What are the reasons to prefer eigenvalue decomposition over singular value decomposition for numerically computing the pseudo-inverse of a symmetric real matrix? In the case when you want to form the pseudo-inverse a covariance matrix and you also have access to the original data matrix, does using SVD make more sense?
Using SciPy as an example, the documentation for scipy.linalg.pinvh states
Compute the (Moore-Penrose) pseudo-inverse of a Hermitian matrix.
Calculate a generalized inverse of a Hermitian or real symmetric matrix
using its eigenvalue decomposition and including all eigenvalues with
'large' absolute value.
Why do we prefer eigenvalue decomposition in this case?
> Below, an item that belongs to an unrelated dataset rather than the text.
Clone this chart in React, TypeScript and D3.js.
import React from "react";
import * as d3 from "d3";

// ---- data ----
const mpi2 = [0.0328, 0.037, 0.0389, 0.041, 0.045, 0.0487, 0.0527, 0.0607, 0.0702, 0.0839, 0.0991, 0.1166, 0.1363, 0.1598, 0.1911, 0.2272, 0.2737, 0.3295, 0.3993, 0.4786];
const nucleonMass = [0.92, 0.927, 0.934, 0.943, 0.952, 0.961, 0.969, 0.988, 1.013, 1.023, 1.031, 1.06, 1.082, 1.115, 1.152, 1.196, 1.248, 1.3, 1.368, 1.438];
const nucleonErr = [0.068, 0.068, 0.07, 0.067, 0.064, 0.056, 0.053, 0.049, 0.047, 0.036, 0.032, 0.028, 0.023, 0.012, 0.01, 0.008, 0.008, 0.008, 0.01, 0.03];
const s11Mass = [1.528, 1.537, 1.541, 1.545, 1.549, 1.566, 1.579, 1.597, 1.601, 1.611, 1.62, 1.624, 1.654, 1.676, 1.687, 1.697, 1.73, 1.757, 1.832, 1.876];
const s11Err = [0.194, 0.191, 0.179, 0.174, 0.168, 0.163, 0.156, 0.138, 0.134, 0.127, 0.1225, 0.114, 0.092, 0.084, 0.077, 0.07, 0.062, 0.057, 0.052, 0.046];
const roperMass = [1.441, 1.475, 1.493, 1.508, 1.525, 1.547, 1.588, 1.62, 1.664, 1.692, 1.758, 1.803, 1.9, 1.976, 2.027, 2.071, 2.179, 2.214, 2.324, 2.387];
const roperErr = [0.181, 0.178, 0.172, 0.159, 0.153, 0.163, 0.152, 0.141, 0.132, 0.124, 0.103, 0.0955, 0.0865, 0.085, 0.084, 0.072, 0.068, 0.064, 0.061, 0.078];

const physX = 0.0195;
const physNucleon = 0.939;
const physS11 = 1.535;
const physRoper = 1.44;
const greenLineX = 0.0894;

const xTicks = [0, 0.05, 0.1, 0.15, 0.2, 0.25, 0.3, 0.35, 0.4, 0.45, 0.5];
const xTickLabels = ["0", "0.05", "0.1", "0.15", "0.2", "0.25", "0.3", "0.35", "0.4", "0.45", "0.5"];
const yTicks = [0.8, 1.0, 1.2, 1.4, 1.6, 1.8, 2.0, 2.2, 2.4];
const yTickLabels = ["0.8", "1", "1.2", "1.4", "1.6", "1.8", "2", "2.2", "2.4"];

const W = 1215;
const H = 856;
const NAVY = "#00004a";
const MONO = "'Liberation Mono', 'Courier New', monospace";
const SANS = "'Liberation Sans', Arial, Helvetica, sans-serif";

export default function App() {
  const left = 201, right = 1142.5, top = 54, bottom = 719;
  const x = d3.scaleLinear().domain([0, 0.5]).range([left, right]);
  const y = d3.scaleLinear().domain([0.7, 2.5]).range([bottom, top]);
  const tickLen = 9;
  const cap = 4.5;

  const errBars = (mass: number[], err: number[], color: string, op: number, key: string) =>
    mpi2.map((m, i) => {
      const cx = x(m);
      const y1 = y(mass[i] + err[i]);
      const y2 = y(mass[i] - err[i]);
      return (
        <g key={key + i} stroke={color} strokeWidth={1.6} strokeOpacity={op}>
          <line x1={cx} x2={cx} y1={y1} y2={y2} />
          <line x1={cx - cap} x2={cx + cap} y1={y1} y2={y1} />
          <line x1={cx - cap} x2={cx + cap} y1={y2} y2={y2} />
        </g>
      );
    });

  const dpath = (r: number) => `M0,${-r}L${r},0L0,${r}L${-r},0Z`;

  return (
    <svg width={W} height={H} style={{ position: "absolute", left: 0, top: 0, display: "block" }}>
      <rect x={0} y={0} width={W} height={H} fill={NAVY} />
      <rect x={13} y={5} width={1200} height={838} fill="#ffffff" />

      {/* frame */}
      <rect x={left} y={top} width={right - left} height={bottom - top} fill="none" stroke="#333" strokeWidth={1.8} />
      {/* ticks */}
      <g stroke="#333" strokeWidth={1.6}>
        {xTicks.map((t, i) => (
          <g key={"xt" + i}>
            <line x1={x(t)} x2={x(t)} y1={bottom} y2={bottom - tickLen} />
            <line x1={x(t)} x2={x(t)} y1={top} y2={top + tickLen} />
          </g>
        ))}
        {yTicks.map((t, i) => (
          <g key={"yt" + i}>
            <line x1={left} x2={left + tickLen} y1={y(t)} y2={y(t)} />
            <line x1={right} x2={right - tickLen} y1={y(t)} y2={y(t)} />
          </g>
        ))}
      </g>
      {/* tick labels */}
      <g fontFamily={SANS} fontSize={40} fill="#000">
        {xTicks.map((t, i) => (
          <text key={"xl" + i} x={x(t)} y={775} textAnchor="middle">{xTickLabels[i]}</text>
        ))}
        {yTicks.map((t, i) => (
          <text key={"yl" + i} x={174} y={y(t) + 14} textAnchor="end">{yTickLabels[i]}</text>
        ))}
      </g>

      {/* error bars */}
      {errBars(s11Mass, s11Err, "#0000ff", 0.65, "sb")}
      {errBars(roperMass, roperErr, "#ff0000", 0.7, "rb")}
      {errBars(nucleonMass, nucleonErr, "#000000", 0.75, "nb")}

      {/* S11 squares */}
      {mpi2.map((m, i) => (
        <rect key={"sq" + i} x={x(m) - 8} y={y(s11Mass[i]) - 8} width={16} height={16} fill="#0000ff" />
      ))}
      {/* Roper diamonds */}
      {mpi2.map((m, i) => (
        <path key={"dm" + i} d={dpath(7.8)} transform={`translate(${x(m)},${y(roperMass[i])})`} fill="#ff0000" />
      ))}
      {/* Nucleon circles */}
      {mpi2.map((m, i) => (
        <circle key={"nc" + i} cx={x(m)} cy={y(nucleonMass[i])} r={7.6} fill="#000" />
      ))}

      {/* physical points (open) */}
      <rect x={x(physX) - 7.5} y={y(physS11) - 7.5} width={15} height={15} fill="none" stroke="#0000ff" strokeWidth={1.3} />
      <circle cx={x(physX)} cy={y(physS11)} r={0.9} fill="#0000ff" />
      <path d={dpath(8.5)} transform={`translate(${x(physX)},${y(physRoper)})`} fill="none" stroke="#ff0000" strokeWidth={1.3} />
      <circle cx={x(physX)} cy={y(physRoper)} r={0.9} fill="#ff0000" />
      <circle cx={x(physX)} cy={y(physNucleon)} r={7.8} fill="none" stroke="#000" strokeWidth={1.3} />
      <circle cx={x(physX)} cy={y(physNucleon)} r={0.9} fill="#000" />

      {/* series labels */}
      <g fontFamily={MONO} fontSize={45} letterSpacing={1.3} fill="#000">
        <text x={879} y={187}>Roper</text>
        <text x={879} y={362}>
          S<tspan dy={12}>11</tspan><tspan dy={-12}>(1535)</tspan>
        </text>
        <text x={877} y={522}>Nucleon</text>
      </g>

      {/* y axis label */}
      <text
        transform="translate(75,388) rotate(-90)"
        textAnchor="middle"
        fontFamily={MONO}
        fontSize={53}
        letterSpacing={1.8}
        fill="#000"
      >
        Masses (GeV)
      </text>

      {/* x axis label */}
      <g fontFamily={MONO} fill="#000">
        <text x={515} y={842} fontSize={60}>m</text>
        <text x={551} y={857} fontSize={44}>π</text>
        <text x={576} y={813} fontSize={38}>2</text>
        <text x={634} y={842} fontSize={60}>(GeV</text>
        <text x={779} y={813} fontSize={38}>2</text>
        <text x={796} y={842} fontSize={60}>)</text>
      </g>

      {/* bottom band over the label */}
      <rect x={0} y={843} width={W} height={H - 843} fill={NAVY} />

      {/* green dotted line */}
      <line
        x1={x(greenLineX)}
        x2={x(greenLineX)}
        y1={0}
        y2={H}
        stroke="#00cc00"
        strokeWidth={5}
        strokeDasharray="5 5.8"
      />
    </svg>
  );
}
Suppose instead of computing the pseudo-inverse of an arbitrary matrix, you start instead with an $m \times n$ matrix $X$ and want to compute the pseudo-inverse of its covariance matrix $C = XX^*$. It seems like there are two obvious and closely related approaches.
Since $C$ is real and symmetric, it can be orthogonally diagonalized: $C = Q \Lambda Q^T$, where $Q$ contains eigenvectors, $\Lambda$ contains eigenvalues, and $QQ^T = I$. We can get the pseudo-inverse of $C$ from the pseudo-inverse of $\Lambda$ as $C^+ = Q \Lambda^+ Q^T$.
Alternatively, start from the singular value decomposition of $X$ as $X = U \Sigma V^*$. Then $C = U \Sigma \Sigma^* U^*$, and we can get the pseudo-inverse again from the pseudo-inverse of $\Sigma \Sigma^*$.
I thought that computing singular values was always a well-conditioned problem, and that this would mean SVD would be a better approach for computing the pseudo-inverse of a covariance matrix. Is that correct? What other concerns might I be overlooking?
Best Answer
I wouldn't say we "prefer" the eigenvalues to the singular values in the symmetric/Hermitian case. They are effectively the same thing! Or, more accurately, the singular values are nothing more than the absolute values of the eigenvalues.
To see why, let $X$ be any Hermitian matrix. Its Schur (eigenvalue) decomposition is $X=Q\Lambda Q^H$ where $\Lambda$ is diagonal, and $Q^HQ=QQ^H=I$. Its singular value decomposition, on the other hand, is $X=U\Sigma V^H$, where $\Sigma$ is diagonal and nonnegative, and $U^HU=UU^H=I$ and $V^HV=VV^H=I$.
Alternatively, we can write these decompositions in dyadic form: $$X=\sum_{i=1}^n \lambda_i q_i q_i^H = \sum_{i=1}^n \sigma_i u_i v_i^H$$ where $q_i$, $u_i$, and $v_i$ are the $i$th columns of $Q$, $U$, and $V$, respectively, and $\lambda_i$ and $\sigma_i$ are the $i$th diagonal elements of $\Lambda$ and $\Sigma$, respectively.
In this latter form, it is simple to see that, given the Schur decomposition, $$\sigma_i = |\lambda_i|, \quad u_i = q_i, \quad v_i = \begin{cases} v_i & \lambda_i \geq 0 \\ -v_i & \lambda_i < 0 \end{cases} \qquad i=1,2,\dots, n$$ gives us a valid singular value decomposition. Our choice to apply the sign flipping to $v_i$ is arbitrary.
Be assured that in practice, this is precisely what you should be doing to compute the singular value decomposition of a Hermitian matrix. The symmetric eigenvalue problem is well-conditioned, and there is no numerical advantage to applying the a nonsymmetric SVD to a Hermitian matrix. In fact, the computation of the singular values of a non-Hermitian matrix $A$ are sometimes computed by applying a symmetric eigenvalue algorithm to the Hermitian matrix $$\begin{bmatrix} 0 & A \\ A^T & 0 \end{bmatrix}$$ I'll leave it as an exercise for you to prove that this works :-)
EDIT: DGrady's comment alerted me to the fact that I didn't read the second half of the question correctly. In it, he was comparing the merits of computing the SVD of $X$ versus the eigenvalue decomposition of $C=XX^H$. In this case, it is indeed going to be a bit better to compute the SVD of $X$ directly.